Так узнал я однажды (и поражен был) о цифрах, которыми занимался Хлебников, сопоставляя исторические события. Будто он это открыл и обнаружил (но на самом деле не мог, ибо умер намного раньше), как существенна для России в нашем веке периодика в двенадцать лет. Судите сами: в 1905 году – первая революция, ровно через двенадцать лет – вторая, а еще через двенадцать лет – уничтожение кулачества как класса, гибель миллионов тех, кто в крови носил любовь к земле и умение с ней ладить. Дальше сразу – сорок первый год. О войне чего уж и говорить. Далее – пятьдесят третий, смерть Сталина, переломная гигантская веха. Что же в шестьдесят пятом? Ничего? Не правда ли, ты уже мысленно ищешь, читатель, непременно происшедшее событие? И оно было, разумеется. Чуть назад – месяца три ведь не играют роли. Скинули, извергли, выгнали из Кремля человека, восхваляемого одними, проклинаемого другими, лысого энергичного толстяка, посмешище. Только ведь правду о Сталине, перевернувшую массовое сознание (на короткое время, увы), правду об убийце и злодее, черном гении нашего века – именно он, Хрущев, осмелился сказать вслух. Странный он был и разнообразный в своих метаниях и поисках человек, только ведь искал и метался – он единственный, за что и был сперва проглочен, а потом извергнут болотом. Никитушка – дурачок, кукурузник, болтун несусветный, враль и хвастун. Помните, к примеру, это: «Партия торжественно провозглашает, что нынешнее поколение советских людей будет жить при коммунизме»? Вот оно уже и старится, нынешнее, многие умирать уже принялись. А обещанное? Торжественно провозглашенное партией?

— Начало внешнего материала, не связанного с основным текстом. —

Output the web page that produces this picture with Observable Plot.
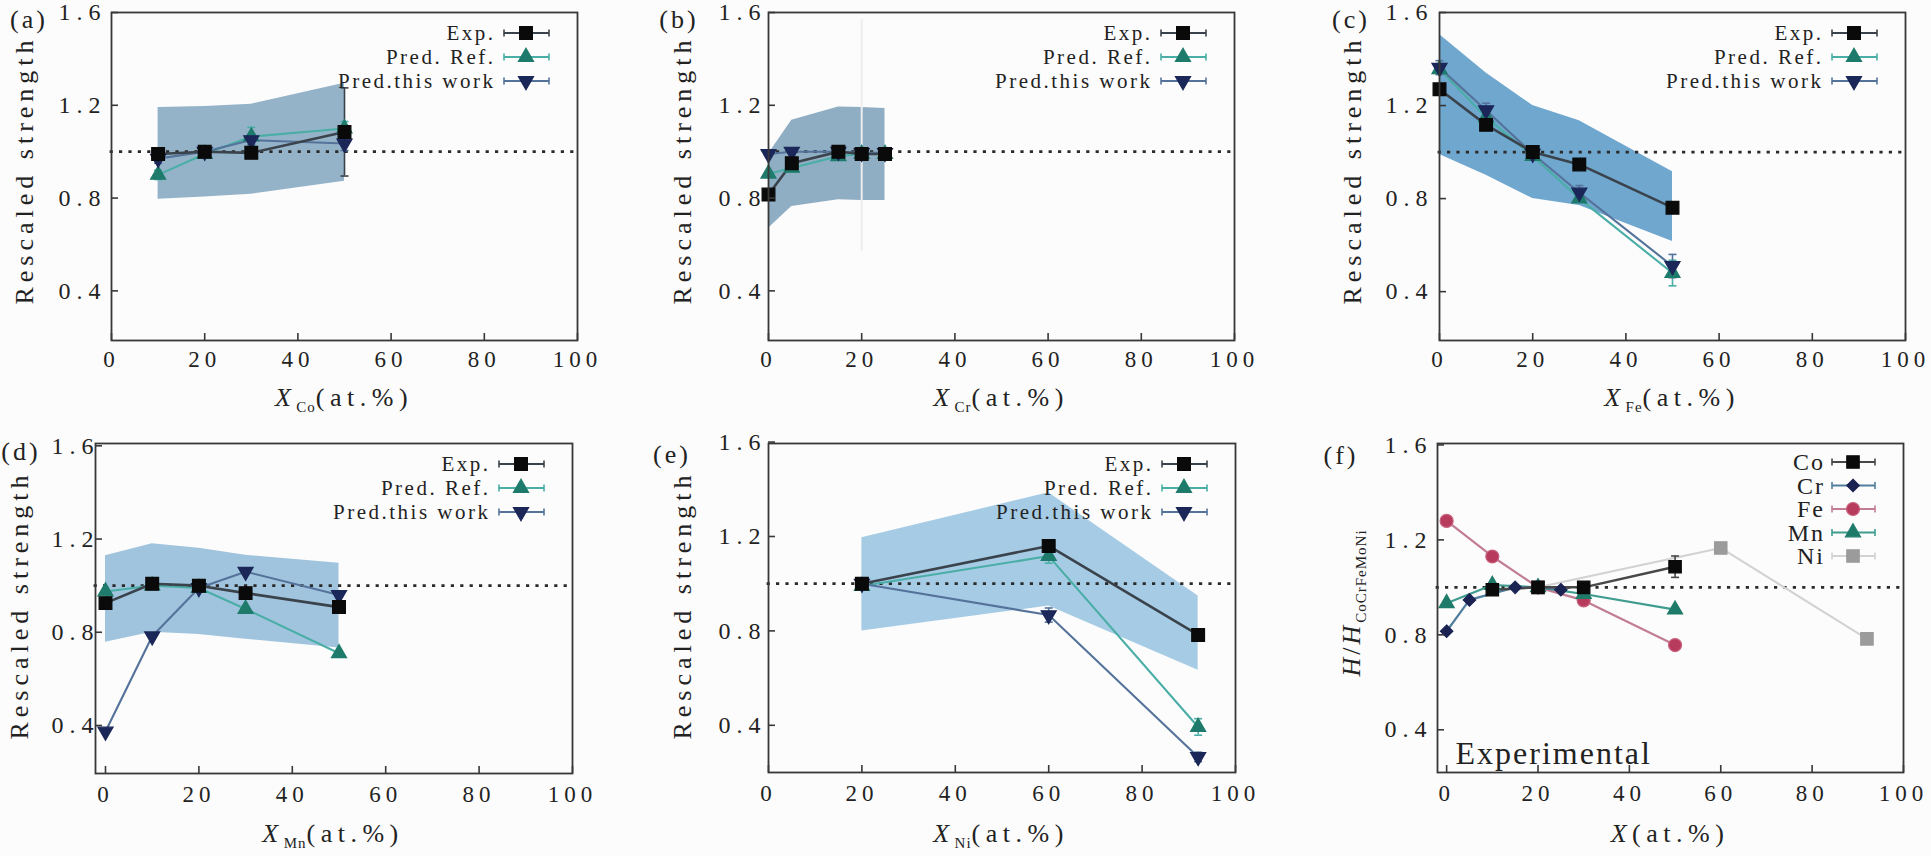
<!DOCTYPE html>
<html><head><meta charset="utf-8">
<script src="https://cdn.jsdelivr.net/npm/d3@7"></script>
<script src="https://cdn.jsdelivr.net/npm/@observablehq/plot@0.6"></script>
<style>
body{margin:0;background:#fcfcfc;}
#root{position:relative;width:1931px;height:856px;overflow:hidden;font-family:"Liberation Serif","Times New Roman","DejaVu Serif",serif;color:#222;}
#root svg{position:absolute;overflow:visible;background:transparent;max-width:none;}
#root svg text{font-family:"Liberation Serif","Times New Roman","DejaVu Serif",serif;}
.lab{position:absolute;white-space:nowrap;line-height:1;font-family:"Liberation Serif","Times New Roman","DejaVu Serif",serif;color:#222;}
.sub{font-size:15px;position:relative;top:6px;letter-spacing:1px;}
</style></head>
<body><div id="root"></div>
<script>
// ---------------- data ----------------
const xTicks = [0, 20, 40, 60, 80, 100];
const yTicks = [0.4, 0.8, 1.2, 1.6];

// (a) Co
const coX = [10, 20, 30, 50];
const coExp = [0.99, 1.00, 0.995, 1.085];
const coRef = [0.90, 0.99, 1.065, 1.10];
const coWork = [0.97, 1.00, 1.05, 1.035];
const coExpErr = [0.015, 0, 0.015, 0.19];
const coRefErr = [0.02, 0, 0.04, 0.03];
const coWorkErr = [0.02, 0, 0.02, 0.03];
const coBandLo = [0.795, 0.805, 0.817, 0.873];
const coBandHi = [1.19, 1.195, 1.205, 1.295];

// (b) Cr
const crX = [0, 5, 15, 20, 25];
const crExp = [0.815, 0.95, 1.00, 0.99, 0.99];
const crRef = [0.905, 0.93, 0.98, 0.99, 0.99];
const crWork = [0.99, 1.00, 1.00, 0.995, 0.995];
const crBandLo = [0.67, 0.764, 0.793, 0.79, 0.789];
const crBandHi = [0.99, 1.136, 1.193, 1.19, 1.186];
const crFaintX = [20];
const crFaintLo = [0.57];
const crFaintHi = [1.57];

// (c) Fe
const feX = [0, 10, 20, 30, 50];
const feExp = [1.27, 1.117, 1.00, 0.947, 0.761];
const feRef = [1.356, 1.15, 0.983, 0.80, 0.48];
const feWork = [1.363, 1.18, 0.993, 0.826, 0.51];
const feExpErr = [0.02, 0.02, 0, 0.02, 0.02];
const feRefErr = [0, 0, 0, 0, 0.055];
const feWorkErr = [0.03, 0.03, 0, 0.03, 0.05];
const feBandLo = [0.99, 0.90, 0.80, 0.77, 0.616];
const feBandHi = [1.505, 1.34, 1.20, 1.135, 0.915];

// (d) Mn
const mnX = [0, 10, 20, 30, 50];
const mnExp = [0.925, 1.008, 1.00, 0.968, 0.908];
const mnRef = [0.975, 1.00, 0.99, 0.90, 0.71];
const mnWork = [0.374, 0.783, 0.99, 1.06, 0.96];
const mnBandLo = [0.757, 0.80, 0.79, 0.77, 0.733];
const mnBandHi = [1.128, 1.18, 1.16, 1.13, 1.096];

// (e) Ni
const niX = [20, 60, 92];
const niExp = [1.00, 1.16, 0.783];
const niRef = [0.99, 1.117, 0.393];
const niWork = [1.00, 0.867, 0.266];
const niRefErr = [0, 0.03, 0.035];
const niWorkErr = [0, 0.03, 0.02];
const niBandLo = [0.80, 0.905, 0.633];
const niBandHi = [1.195, 1.385, 0.948];

// (f) experimental, all elements
const fCoX = [10, 20, 30, 50];
const fCoY = [0.99, 1.00, 1.00, 1.087];
const fCoErr = [0, 0, 0, 0.045];
const fCrX = [0, 5, 15, 20, 25];
const fCrY = [0.815, 0.947, 1.00, 1.00, 0.99];
const fFeX = [0, 10, 20, 30, 50];
const fFeY = [1.28, 1.13, 1.00, 0.945, 0.757];
const fMnX = [0, 10, 20, 30, 50];
const fMnY = [0.933, 1.01, 1.00, 0.972, 0.906];
const fNiX = [20, 60, 92];
const fNiY = [1.00, 1.166, 0.783];

// ---------------- helpers ----------------
const FONT = '"Liberation Serif","Times New Roman","DejaVu Serif",serif';
const SQRT3 = Math.sqrt(3);
const DOWN = {draw(ctx, size) {
  const y = -Math.sqrt(size / (SQRT3 * 3));
  ctx.moveTo(0, -y * 2); ctx.lineTo(-SQRT3 * y, y); ctx.lineTo(SQRT3 * y, y); ctx.closePath();
}};
const CAP = {draw(ctx) { ctx.moveTo(-4, 0); ctx.lineTo(4, 0); }};
const SYM = {square: d3.symbolSquare, triangle: d3.symbolTriangle, diamond2: d3.symbolDiamond2, circle: d3.symbolCircle};

const rows = (xs, ys, errs) => xs.map((x, i) => ({x, y: ys[i], err: errs ? errs[i] : 0}));
const band = (xs, lo, hi) => xs.map((x, i) => ({x, lo: lo[i], hi: hi[i]}));

const STY = {
  exp: {line: "#3a434b", mark: "#0a0a0a", sym: "square", r: 7.2, lw: 2.6, label: "Exp."},
  ref: {line: "#4aaea6", mark: "#1e7b6b", sym: "triangle", r: 5.6, lw: 2.1, label: "Pred. Ref."},
  work: {line: "#55739a", mark: "#1b2758", sym: DOWN, r: 5.6, lw: 2.1, label: "Pred.this work"}
};

const root = document.getElementById("root");
const ML = 140, MR = 30, MT = 30, MB = 110;

function makePanel(p) {
  const W = p.fr - p.fl + ML + MR, H = p.fb - p.ft + MT + MB;
  const marks = [];
  if (p.band) marks.push(Plot.areaY(p.band, {x: "x", y1: "lo", y2: "hi", fill: p.bandColor}));
  if (p.faint) marks.push(Plot.ruleX(p.faint, {x: "x", y1: "lo", y2: "hi", stroke: "#ededed", strokeWidth: 2}));
  marks.push(Plot.ruleY([1], {stroke: "#2a2a2a", strokeWidth: 2.8, strokeDasharray: "0.4,9", strokeLinecap: "square"}));
  for (const s of p.series) marks.push(Plot.line(s.data, {x: "x", y: "y", stroke: s.line, strokeWidth: s.lw}));
  for (const s of p.series) {
    const e = s.data.filter(d => d.err > 0);
    if (!e.length) continue;
    marks.push(Plot.ruleX(e, {x: "x", y1: d => d.y - d.err, y2: d => d.y + d.err, stroke: s.line, strokeWidth: 1.6}));
    marks.push(Plot.dot(e, {x: "x", y: d => d.y + d.err, symbol: CAP, r: 3, fill: "none", stroke: s.line, strokeWidth: 1.6}));
    marks.push(Plot.dot(e, {x: "x", y: d => d.y - d.err, symbol: CAP, r: 3, fill: "none", stroke: s.line, strokeWidth: 1.6}));
  }
  for (const s of p.series) marks.push(Plot.dot(s.data, {x: "x", y: "y", symbol: SYM[s.sym] || s.sym, r: s.r, fill: s.mark, stroke: s.stroke || s.mark, strokeWidth: 1.2}));
  if (p.note) marks.push(Plot.text([p.note], {text: d => d, frameAnchor: "bottom-left", dx: 18, dy: -9, textAnchor: "start", lineAnchor: "bottom", fontSize: 32, fill: "#222", fontFamily: FONT}));
  marks.push(Plot.frame({stroke: "#383838", strokeWidth: 1.8}));
  marks.push(Plot.axisX(xTicks, {tickSize: 7, dy: -7, fill: "none", label: null, stroke: "#383838", strokeWidth: 1.6}));
  marks.push(Plot.axisY(yTicks, {tickSize: 7, dx: 7, fill: "none", label: null, stroke: "#383838", strokeWidth: 1.6}));
  marks.push(Plot.axisX(xTicks, {tickSize: 0, tickPadding: p.xPad, label: null, fontSize: 23, fontFamily: FONT, fill: "#222"}));
  marks.push(Plot.axisY(yTicks, {tickSize: 0, tickPadding: p.yPad, label: null, tickFormat: d3.format(".1f"), fontSize: 24, fontFamily: FONT, fill: "#222"}));

  const svg = Plot.plot({
    width: W, height: H, marginLeft: ML, marginRight: MR, marginTop: MT, marginBottom: MB,
    x: {domain: p.xDomain, label: null}, y: {domain: p.yDomain, label: null},
    style: {background: "transparent", fontFamily: FONT, color: "#222", overflow: "visible"},
    marks
  });
  svg.style.left = (p.fl - ML) + "px";
  svg.style.top = (p.ft - MT) + "px";
  const sel = d3.select(svg);
  sel.selectAll('g[aria-label="x-axis tick label"] text').style("letter-spacing", "5px");
  sel.selectAll('g[aria-label="y-axis tick label"] text').style("letter-spacing", "6px");
  sel.selectAll('g[aria-label="text"] text').style("letter-spacing", "2px");

  // legend inside the frame, top right
  const lg = sel.append("g").attr("transform", `translate(${ML + p.fr - p.fl},${MT})`)
    .attr("font-family", FONT).attr("font-size", p.legFont || 21);
  const L = p.leg;
  const sp = p.legSpace || 2.5;
  p.series.slice().sort((a, b) => a.order - b.order).forEach((s, i) => {
    const y = L.y0 + L.dy * i;
    lg.append("text").attr("x", L.tx + sp).attr("y", y).attr("text-anchor", "end")
      .attr("dominant-baseline", "central").attr("fill", "#222").style("letter-spacing", sp + "px").text(s.label);
    lg.append("line").attr("x1", L.x1).attr("x2", L.x2).attr("y1", y).attr("y2", y).attr("stroke", s.line).attr("stroke-width", 2);
    for (const xx of [L.x1, L.x2]) lg.append("line").attr("x1", xx).attr("x2", xx).attr("y1", y - 3.5).attr("y2", y + 3.5).attr("stroke", s.line).attr("stroke-width", 1.6);
    const t = SYM[s.sym] || s.sym;
    lg.append("path").attr("transform", `translate(${L.mx},${y})`).attr("d", d3.symbol(t, s.r * s.r * Math.PI)())
      .attr("fill", s.mark).attr("stroke", s.stroke || s.mark).attr("stroke-width", 1.2);
  });
  root.appendChild(svg);
}

function label(html, cx, cy, size, spacing, rotate) {
  const d = document.createElement("div");
  d.className = "lab";
  d.innerHTML = html;
  d.style.left = cx + "px"; d.style.top = cy + "px";
  d.style.fontSize = size + "px"; d.style.letterSpacing = spacing + "px";
  d.style.transform = "translate(-50%,-50%)" + (rotate ? " rotate(-90deg)" : "");
  root.appendChild(d);
}

const three = (e, r, w) => [
  {...STY.ref, data: r, order: 1},
  {...STY.work, data: w, order: 2},
  {...STY.exp, data: e, order: 0}
];
const legTop = {y0: 21, dy: 24, tx: -84, x1: -73, x2: -28, mx: -51};

const panels = [
  {id: "(a)", el: "Co", fl: 111, fr: 577, ft: 12, fb: 340, xDomain: [0, 100], yDomain: [0.186, 1.6], yPad: 5, xPad: 10,
   band: band(coX, coBandLo, coBandHi), bandColor: "#94b3c8",
   series: three(rows(coX, coExp, coExpErr), rows(coX, coRef, coRefErr), rows(coX, coWork, coWorkErr)), leg: legTop,
   lab: [10, 20], yl: [25, 170], xl: [344, 398]},
  {id: "(b)", el: "Cr", fl: 768, fr: 1234, ft: 12, fb: 340, xDomain: [0, 100], yDomain: [0.186, 1.6], yPad: 2, xPad: 10,
   band: band(crX, crBandLo, crBandHi), bandColor: "#8fadc3",
   faint: crFaintX.map((x, i) => ({x, lo: crFaintLo[i], hi: crFaintHi[i]})),
   series: three(rows(crX, crExp), rows(crX, crRef), rows(crX, crWork)), leg: legTop,
   lab: [660, 20], yl: [683, 170], xl: [1001, 398]},
  {id: "(c)", el: "Fe", fl: 1439, fr: 1905, ft: 12, fb: 340, xDomain: [0, 100], yDomain: [0.19, 1.6], yPad: 6, xPad: 10,
   band: band(feX, feBandLo, feBandHi), bandColor: "#70a7ce",
   series: three(rows(feX, feExp, feExpErr), rows(feX, feRef, feRefErr), rows(feX, feWork, feWorkErr)), leg: legTop,
   lab: [1332, 20], yl: [1353, 170], xl: [1672, 398]},
  {id: "(d)", el: "Mn", fl: 95, fr: 572, ft: 443, fb: 773, xDomain: [-2.14, 100], yDomain: [0.194, 1.61], yPad: -4, xPad: 12,
   band: band(mnX, mnBandLo, mnBandHi), bandColor: "#a0c4de",
   series: three(rows(mnX, mnExp), rows(mnX, mnRef), rows(mnX, mnWork)), leg: legTop,
   lab: [2, 452], yl: [20, 605], xl: [333, 834]},
  {id: "(e)", el: "Ni", fl: 768, fr: 1235, ft: 443, fb: 772, xDomain: [0, 100], yDomain: [0.2, 1.594], yPad: 2, xPad: 12,
   band: band(niX, niBandLo, niBandHi), bandColor: "#a6cbe5",
   series: three(rows(niX, niExp), rows(niX, niRef, niRefErr), rows(niX, niWork, niWorkErr)), leg: legTop,
   lab: [653, 455], yl: [683, 605], xl: [1001, 834]}
];

for (const p of panels) {
  makePanel(p);
  label(p.id, p.lab[0] + 19, p.lab[1], 26, 3, false);
  label("Rescaled strength", p.yl[0], p.yl[1], 26, 5, true);
  label(`<i>X</i><span class="sub">${p.el}</span>(at.%)`, p.xl[0], p.xl[1], 26, 5.5, false);
}

// (f)
makePanel({fl: 1437, fr: 1903, ft: 443, fb: 772, xDomain: [-2, 100], yDomain: [0.22, 1.606], yPad: 5, xPad: 12,
  note: "Experimental", legFont: 24, legSpace: 2,
  series: [
    {label: "Ni", line: "#d2d2d2", mark: "#9b9b9b", sym: "square", r: 7.0, lw: 2, data: rows(fNiX, fNiY), order: 4},
    {label: "Fe", line: "#c27d93", mark: "#b73b5d", stroke: "#c8607e", sym: "circle", r: 6.5, lw: 2.2, data: rows(fFeX, fFeY), order: 2},
    {label: "Mn", line: "#3f9c8e", mark: "#1f7b69", sym: "triangle", r: 5.6, lw: 2.2, data: rows(fMnX, fMnY), order: 3},
    {label: "Cr", line: "#4f7f9c", mark: "#1b2352", sym: "diamond2", r: 5.6, lw: 2.2, data: rows(fCrX, fCrY), order: 1},
    {label: "Co", line: "#484848", mark: "#0a0a0a", sym: "square", r: 7.0, lw: 2.5, data: rows(fCoX, fCoY, fCoErr), order: 0}
  ],
  leg: {y0: 19, dy: 23.5, tx: -80, x1: -71, x2: -28, mx: -50}});
label("(f)", 1341, 456, 26, 3, false);
label(`<i>H</i>/<i>H</i><span class="sub">CoCrFeMoNi</span>`, 1352, 603, 26, 3, true);
label(`<i>X</i>(at.%)`, 1670, 834, 26, 5.5, false);
</script>
</body></html>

Да и что это такое коммунизм, даже это не ясно до сих пор. О социализме с человеческим лицом все мечтают. Или хотя бы с человекообразным. А везде висело оно тогда, обещание это, и мозолило наши ко всему привычные, давно равнодушные глаза. А чего стоит его обещание повесить на дверях последней тюрьмы золотой замок и пожать руку последнему преступнику? Чушь какая-то собачья, прости Господи. Но единственный он был, однако, кто задумывался и искал. Как умел. Оттого и был обречен. Он покой нарушал, спокойствие, а густая болотная вода долго колебаний не терпит. Умер он, хлебнувши вдоволь унижения и поношений. В меру его оценят разве что наши правнуки, ибо снятие его – значимая и глубокая веха. Впрочем, я так отвлекся, что еще раз в связи с ним отвлекусь, очень уж тут забавное сбоку совпадение проступило.
К уже набившей нам оскомину бывшей крылатой фразе «коммунизм есть советская власть плюс электрификация всей страны» – Хрущев, увлекшись стройками большой химии, добавил: «плюс химизация». И при нем стали выпускать заключенных досрочно, чтобы работали они на стройках этой химии, отсюда и название таких условно освобожденных: химики. Много я их здесь насмотрелся и наслушался (ибо за прогулы или пьянку возвращают нещадно в лагеря), и слова «плюс химизация» в совершенно ином ракурсе осветили мне давнюю мечту наших вождей, по случайности (совпадению?) так точно поименованную Никитой как необходимое для коммунизма средство.